Underweight Overweight

Investment decisions often lead to questions about being underweight or overweight. What does this imply?

Using words with prepositions in them imply that there is a reference point somewhere. This is true of asset allocation when using the words underweight and overweight. There is an implicit assumption that a weight exists (i.e. a percentage of the value of your investments) that is equal to something. I wonder how much we question what that something is? And what should we consider when deciding how much to invest into each asset in our portfolio?

Benchmarks

The use of benchmark indices has been widespread in modern investment processes. The good thing is that they provide a kind of consensus of how all investors in the market are doing, because they measure the performance of whole markets. But they have been a two-edged sword, with investment managers so fearful of underperforming the benchmark they’ve been set that they try to only make small deviations from the index weightings. This “benchmark hugging” blurs the lines between active and passive investing, where passive investing in this case means religiously tracking the benchmark. An investment manager can lose a contract or, as an individual, their job if they underperform the benchmark by too much or too consistently.

Thus, if a particularly large constituent of an index, let’s say with a 10% weight, is rated as a poor investment choice, the investment manager might choose to hold 8% instead, rather than zero. A small er constituent, with perhaps 0.1% weighting, can be omitted in its entirety.

But need that concern the private investor? I would say, no. At least, in isolation, no. As a private investor, you have responsibility to nobody but yourself. You are free to set your own investment goals and nobody is going to fire you for missing them. But there are other considerations.

Diversification

One thing a benchmark typically forces the investor to do is to diversify. Many benchmarks are market capitalisation weighted, meaning that the largest companies have the largest weight and consequently the largest impact on the calculation of returns. There are questions to be asked as to how much diversification they really offer, as some constituents and/or sectors dominate the benchmark index. In the UK, for example, the FTSE 100 and All-Share indices are dominated by the oil, pharma and financial sectors. In the USA, there is a large technology sector, and we are likely to find a typical US investor holding a greater weight in technology stocks than a UK investor. So following index weightings provides some diversification, but if diversification is the aim, there are better ways of achieving that, such as equal weighting or one of the newer indices designed to provide maximum diversification.

Just one warning about diversification, though. While it reduces the volatility of our portfolio by spreading out the risk, it also diversifies your ignorance. And that’s from the world’s best known investor, Warren Buffet.

Investment Goals

There is no getting away from setting your own investment goals. Why are you investing into financial markets in the first place? Is it simply to gamble? Is it to provide growth, perhaps because you are managing your own pension fund? Is it to provide income, because you want to enjoy rising dividends from less risky investments? Is it to hedge against future liabilities, like paying off a mortgage? Whatever the aim, the investment strategy will be different from that of other aims. And probably different from a benchmark, too.

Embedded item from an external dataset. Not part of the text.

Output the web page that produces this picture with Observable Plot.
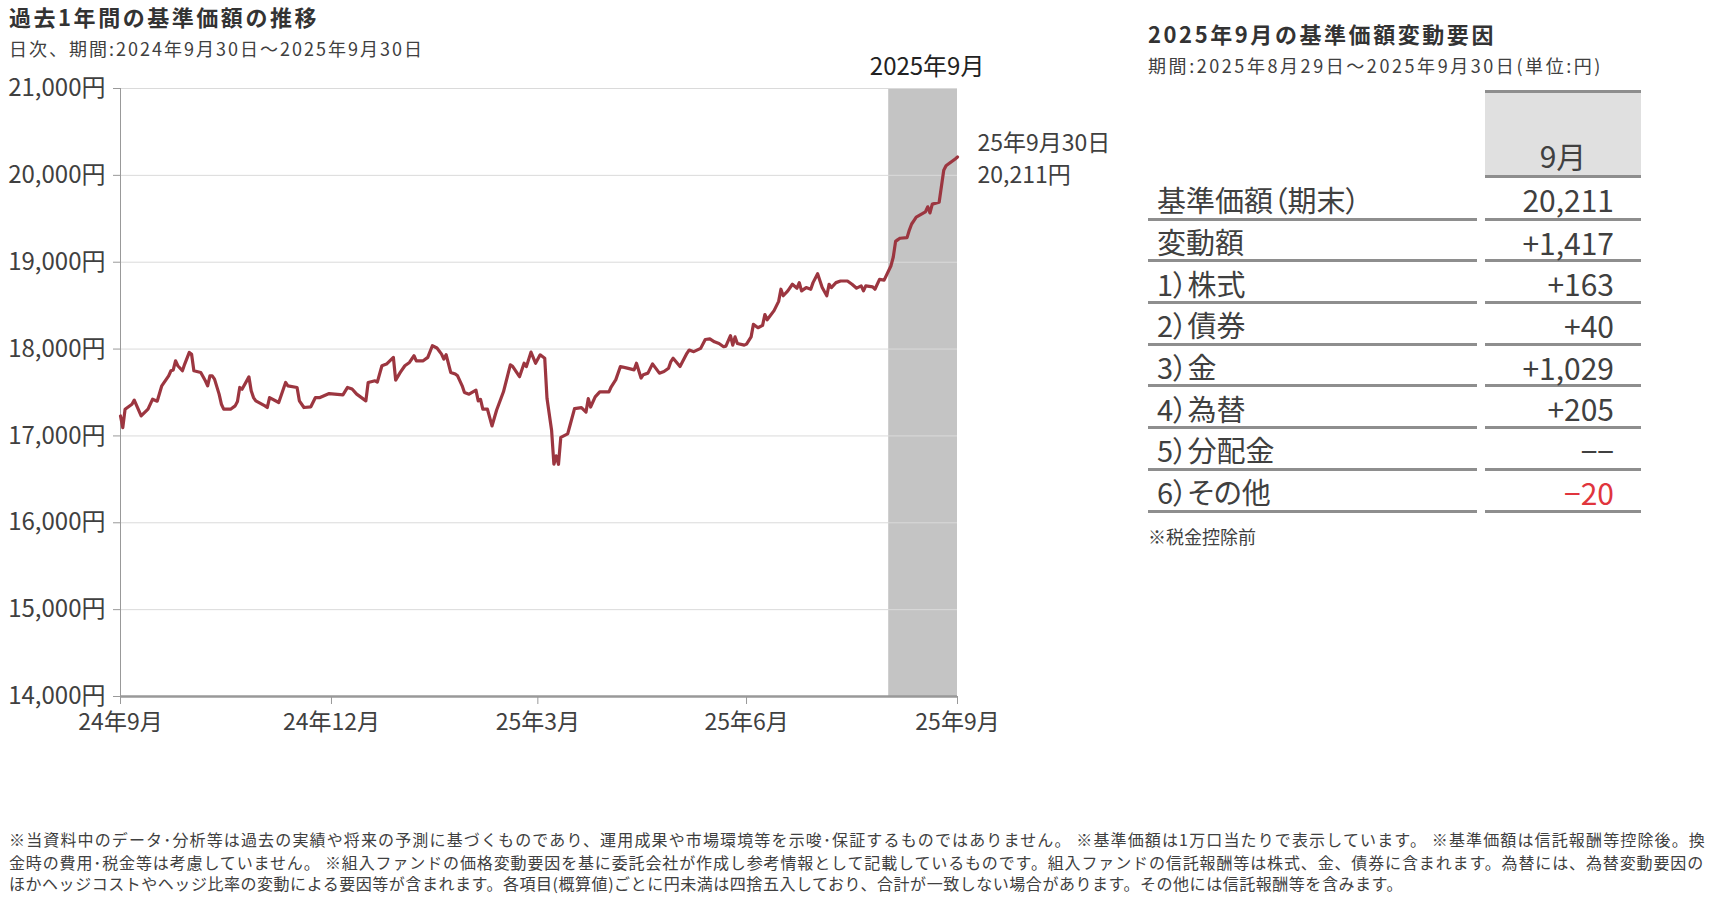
<!DOCTYPE html>
<html><head><meta charset="utf-8">
<script src="https://cdn.jsdelivr.net/npm/d3@7"></script>
<script src="https://cdn.jsdelivr.net/npm/@observablehq/plot@0.6"></script>
<style>
body{margin:0;background:#fff;font-family:"Noto Sans CJK JP","Noto Sans",sans-serif;color:#404040;}
#page{position:relative;width:1715px;height:897px;overflow:hidden;}
.abs{position:absolute;white-space:nowrap;line-height:1;}
.title{font-size:22px;font-weight:700;color:#333;}
.sub{font-size:18px;color:#404040;}
.foot{font-size:16px;color:#404040;}
#chart{position:absolute;left:0;top:50px;}
#tbl{position:absolute;left:1148px;top:90px;width:493px;}
.row{display:grid;grid-template-columns:329px 156px;column-gap:8px;}
.hdr{height:88px;}
.hcell{box-sizing:border-box;height:88px;background:#e0e0e0;border-top:3px solid #8e8e8e;border-bottom:3px solid #8e8e8e;font-size:30px;text-align:center;padding-top:47px;line-height:1;}
.cell{box-sizing:border-box;height:41.7px;border-bottom:3px solid #8e8e8e;line-height:1;display:flex;align-items:center;padding-top:3px;white-space:nowrap;}
.row.first .cell{height:42.7px;}
.lab{padding-left:9px;font-size:29px;font-feature-settings:"palt";}
.val{justify-content:flex-end;padding-right:27px;font-size:30px;}
</style></head>
<body><div id="page">
<div class="abs title" style="left:9px;top:5px;" id="t1" data-w="310"></div>
<div class="abs sub" style="left:9px;top:39px;" id="s1" data-w="415"></div>
<div id="chart"></div>
<div class="abs title" style="left:1148px;top:22px;" id="t2" data-w="348"></div>
<div class="abs sub" style="left:1148px;top:56px;" id="s2" data-w="455"></div>
<div id="tbl"></div>
<div class="abs" style="left:1148px;top:527px;font-size:18px;" id="note"></div>
<div class="abs foot" style="left:9px;top:831px;" id="f1" data-w="1697"></div>
<div class="abs foot" style="left:9px;top:854px;" id="f2" data-w="1695"></div>
<div class="abs foot" style="left:9px;top:875px;" id="f3" data-w="1394"></div>
</div>
<script>
// ---- texts ----
const chartTitle = "過去1年間の基準価額の推移";
const chartSubtitle = "日次、期間:2024年9月30日～2025年9月30日";
const tableTitle = "2025年9月の基準価額変動要因";
const tableSubtitle = "期間:2025年8月29日～2025年9月30日(単位:円)";
const tableHeader = "9月";
const tableNote = "※税金控除前";
const footLines = [
  "※当資料中のデータ･分析等は過去の実績や将来の予測に基づくものであり、運用成果や市場環境等を示唆･保証するものではありません。 ※基準価額は1万口当たりで表示しています。 ※基準価額は信託報酬等控除後。換",
  "金時の費用･税金等は考慮していません。 ※組入ファンドの価格変動要因を基に委託会社が作成し参考情報として記載しているものです。組入ファンドの信託報酬等は株式、金、債券に含まれます。為替には、為替変動要因の",
  "ほかヘッジコストやヘッジ比率の変動による要因等が含まれます。各項目(概算値)ごとに円未満は四捨五入しており、合計が一致しない場合があります。その他には信託報酬等を含みます。"
];

// ---- axis ----
const xDomain = ["2024-09-30", "2025-09-30"];
const xTickDates = ["2024-09-30", "2024-12-31", "2025-03-31", "2025-06-30", "2025-09-30"];
const xTickLabels = ["24年9月", "24年12月", "25年3月", "25年6月", "25年9月"];
const yDomain = [14000, 21000];
const yTicks = [14000, 15000, 16000, 17000, 18000, 19000, 20000, 21000];
const bandStart = "2025-08-31";
const bandEnd = "2025-09-30";
const bandLabel = "2025年9月";
const endDateLabel = "25年9月30日";

// ---- series (基準価額, 円) ----
const navDates = [
"2024-09-30","2024-10-01","2024-10-02","2024-10-05","2024-10-06","2024-10-09","2024-10-12","2024-10-14","2024-10-16","2024-10-18","2024-10-21","2024-10-22","2024-10-23","2024-10-24","2024-10-25","2024-10-27","2024-10-28","2024-10-30","2024-10-31",
"2024-11-01","2024-11-04","2024-11-06","2024-11-07","2024-11-08","2024-11-09","2024-11-10","2024-11-12","2024-11-13","2024-11-14","2024-11-17","2024-11-19","2024-11-20","2024-11-21","2024-11-22","2024-11-25","2024-11-26","2024-11-27","2024-11-28",
"2024-12-02","2024-12-03","2024-12-04","2024-12-08","2024-12-11","2024-12-12","2024-12-16","2024-12-17","2024-12-19","2024-12-22","2024-12-24","2024-12-26","2024-12-30",
"2025-01-05","2025-01-07","2025-01-09","2025-01-11","2025-01-15","2025-01-16","2025-01-19","2025-01-20","2025-01-22","2025-01-24","2025-01-27","2025-01-28","2025-01-30",
"2025-02-01","2025-02-03","2025-02-05","2025-02-06","2025-02-09","2025-02-11","2025-02-13","2025-02-15","2025-02-17","2025-02-18","2025-02-19","2025-02-21","2025-02-23","2025-02-24","2025-02-26","2025-02-27",
"2025-03-01","2025-03-04","2025-03-05","2025-03-06","2025-03-07","2025-03-09","2025-03-11","2025-03-13","2025-03-16","2025-03-19","2025-03-20","2025-03-23","2025-03-25","2025-03-26","2025-03-28","2025-03-30",
"2025-04-01","2025-04-03","2025-04-04","2025-04-06","2025-04-07","2025-04-08","2025-04-09","2025-04-10","2025-04-13","2025-04-14","2025-04-16","2025-04-19","2025-04-21","2025-04-22","2025-04-23","2025-04-25","2025-04-27",
"2025-05-01","2025-05-02","2025-05-04","2025-05-06","2025-05-09","2025-05-12","2025-05-13","2025-05-15","2025-05-16","2025-05-18","2025-05-20","2025-05-23","2025-05-25","2025-05-27","2025-05-28","2025-05-29",
"2025-06-01","2025-06-04","2025-06-05","2025-06-07","2025-06-10","2025-06-12","2025-06-14","2025-06-16","2025-06-18","2025-06-20","2025-06-21","2025-06-23","2025-06-24","2025-06-25","2025-06-26","2025-06-29","2025-06-30",
"2025-07-02","2025-07-03","2025-07-05","2025-07-07","2025-07-08","2025-07-09","2025-07-12","2025-07-14","2025-07-15","2025-07-16","2025-07-18","2025-07-20","2025-07-22","2025-07-23","2025-07-24","2025-07-26","2025-07-28","2025-07-29","2025-07-31",
"2025-08-02","2025-08-04","2025-08-05","2025-08-06","2025-08-08","2025-08-10","2025-08-13","2025-08-15","2025-08-17","2025-08-19","2025-08-20","2025-08-21","2025-08-24","2025-08-25","2025-08-27","2025-08-29",
"2025-09-01","2025-09-02","2025-09-03","2025-09-04","2025-09-05","2025-09-08","2025-09-09","2025-09-10","2025-09-11","2025-09-12","2025-09-16","2025-09-17","2025-09-18","2025-09-19","2025-09-22","2025-09-24","2025-09-25","2025-09-26","2025-09-29","2025-09-30"
];
const navValues = [
17230,17096,17308,17365,17412,17230,17308,17423,17400,17577,17692,17750,17760,17865,17808,17750,17827,17962,17940,
17750,17731,17635,17577,17692,17692,17654,17481,17365,17308,17308,17346,17396,17558,17538,17680,17520,17442,17404,
17346,17327,17442,17385,17615,17577,17558,17404,17327,17335,17442,17442,17488,
17473,17558,17540,17481,17404,17615,17635,17620,17808,17827,17904,17642,17731,
17808,17846,17923,17865,17865,17904,18038,18012,17942,17885,17935,17731,17712,17692,17577,17500,
17481,17527,17404,17420,17308,17308,17115,17295,17508,17818,17800,17682,17837,17798,17965,17837,
17934,17895,17430,17062,16674,16771,16674,16984,17023,17120,17314,17326,17275,17430,17333,17450,17508,
17508,17566,17648,17799,17780,17761,17837,17667,17705,17723,17830,17723,17742,17780,17856,17894,
17799,17951,17989,17970,18008,18110,18117,18083,18064,18027,18034,18155,18045,18140,18064,18045,18057,
18140,18284,18246,18273,18398,18337,18443,18549,18689,18614,18670,18746,18701,18765,18670,18708,18689,18765,18867,
18708,18614,18746,18708,18765,18784,18784,18746,18701,18727,18670,18727,18716,18689,18803,18794,
18960,19060,19240,19260,19276,19283,19370,19440,19480,19520,19579,19638,19567,19669,19690,20059,20110,20130,20189,20211
];

// ---- table ----
const factorLabels = ["基準価額（期末）", "変動額", "1）株式", "2）債券", "3）金", "4）為替", "5）分配金", "6）その他"];
const factorValues = [20211, 1417, 163, 40, 1029, 205, null, -20];

// ---- build ----
document.getElementById("t1").textContent = chartTitle;
document.getElementById("s1").textContent = chartSubtitle;
document.getElementById("t2").textContent = tableTitle;
document.getElementById("s2").textContent = tableSubtitle;
document.getElementById("note").textContent = tableNote;
["f1","f2","f3"].forEach((id, i) => document.getElementById(id).textContent = footLines[i]);

const fmt = d3.format(",");
const data = navDates.map((d, i) => ({date: new Date(d), value: navValues[i]}));
const last = data[data.length - 1];
const tickMap = new Map(xTickDates.map((d, i) => [+new Date(d), xTickLabels[i]]));
const bStart = new Date(bandStart), bEnd = new Date(bandEnd);

const chart = Plot.plot({
  width: 1130, height: 700,
  marginTop: 38, marginBottom: 54, marginLeft: 120, marginRight: 173,
  style: {fontFamily: '"Noto Sans CJK JP", sans-serif', fontSize: "22px", color: "#404040", background: "transparent", overflow: "visible"},
  x: {type: "utc", domain: xDomain.map(d => new Date(d))},
  y: {domain: yDomain},
  marks: [
    Plot.rect([{x1: bStart, x2: bEnd}], {x1: "x1", x2: "x2", y1: yDomain[0], y2: yDomain[1], fill: "#c4c4c4"}),
    Plot.gridY(yTicks, {stroke: "#dadada", strokeOpacity: 1}),
    Plot.ruleX([new Date(xDomain[0])], {stroke: "#999"}),
    Plot.ruleY([yDomain[0]], {stroke: "#999", strokeWidth: 2.5}),
    Plot.line(data, {x: "date", y: "value", stroke: "#9c3640", strokeWidth: 3.2, strokeLinejoin: "round"}),
    Plot.axisY(yTicks, {tickSize: 7, tickPadding: 8, tickFormat: d => fmt(d) + "円", stroke: "#999", fill: "#404040", fontSize: 24, label: null}),
    Plot.axisX(xTickDates.map(d => new Date(d)), {tickSize: 8, tickPadding: 9, tickFormat: d => tickMap.get(+d), stroke: "#999", fill: "#404040", fontSize: 23, label: null}),
    Plot.text([{x: new Date((+bStart + +bEnd) / 2), label: bandLabel}], {x: "x", y: yDomain[1], dx: 4, dy: -21, text: "label", fontSize: 24, fill: "#222", lineAnchor: "middle"}),
    Plot.text([last], {x: "date", y: "value", dx: 20, text: d => endDateLabel + "\n" + fmt(d.value) + "円", textAnchor: "start", lineAnchor: "middle", lineHeight: 1.38, fontSize: 23, fill: "#404040"})
  ]
});
document.getElementById("chart").appendChild(chart);

// table
const tbl = document.getElementById("tbl");
const hdr = document.createElement("div");
hdr.className = "row hdr";
hdr.innerHTML = '<div></div><div class="hcell"></div>';
hdr.querySelector(".hcell").textContent = tableHeader;
tbl.appendChild(hdr);
factorLabels.forEach((lab, i) => {
  const v = factorValues[i];
  const row = document.createElement("div");
  row.className = i === 0 ? "row first" : "row";
  const a = document.createElement("div");
  a.className = "cell lab"; a.textContent = lab;
  const b = document.createElement("div");
  b.className = "cell val";
  if (v === null) b.textContent = "−−";
  else if (i === 0) b.textContent = fmt(v);
  else if (v < 0) { b.textContent = "−" + fmt(-v); b.style.color = "#e0353d"; }
  else b.textContent = "+" + fmt(v);
  row.appendChild(a); row.appendChild(b);
  tbl.appendChild(row);
});

// fit widths
document.querySelectorAll("[data-w]").forEach(el => {
  const target = +el.dataset.w;
  const n = [...el.textContent].length;
  const w = el.getBoundingClientRect().width;
  el.style.letterSpacing = ((target - w) / n) + "px";
});
</script>
</body></html>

So the correct weightings are….?

The correct weightings are those that achieve your investment goals. If the only concern is that you don’t want to lose money, then put it into a bank, preferably a bank backed by the government (National Savings in the UK). But whatever the investment goal, the chances are that there is no benchmark that suits. If you believe a company that is 10% of an index is going to lose value, then hold no shares in it, that’s the only “underweight” that’s meaningful. Although you might be unsure and want to hold a small amount. If you are investing for income, you probably want a mix of stocks and bonds, depending on your appetite for risk. In the current low interest environment, the yields on bonds is very low, and you are likely to do better by holding a mix of high-yielding equities. There are even high yield ETFs, and dividend growth ETFs that will suit.

The only meaning for underweight and overweight that applies to you is probably as follows

  • Overweight: it’s in your portfolio because you can justify it as part of your investment goals. But you hold rather a large weighting and your diversification suffers.
  • Underweight: it’s not in your portfolio but should be. Such as some gold just in case markets crash.

Money Questioner’s portfolio

My glib one-liner when it comes to investment goals is: buy a farm, an oil well and a care home. That way you have everything you need in your retirement. I mean, what’s the point of holding shares in an advertising agency or a shipbuilder unless you are treating the stock market like a casino? My portfolio is heavy on energy and health. It is also heavy in emerging markets, which I believe offer some protection against developed economies losing out to lower cost manufacturing etc. I am also heavy in mining companies for similar reasons to energy – they represent future expenditure. Away from equity growth, I want my portfolio to have investments that are like cash. I have some risk appetite, so I don’t need any government debt. I have some corporate debt but that is being reduced as it’s done its job. I have some infrastructure funds and some property funds, which have low volatility and again are pseudo-cash. There are some speculative investments in there too, which my broker gave me good reason to buy as a “punt”, but I really don’t think about these very much.

My investment goals are mostly met, and I have no idea how the investment returns compare to a benchmark index. Which might sound odd, given my long career in constructing and calculating indices.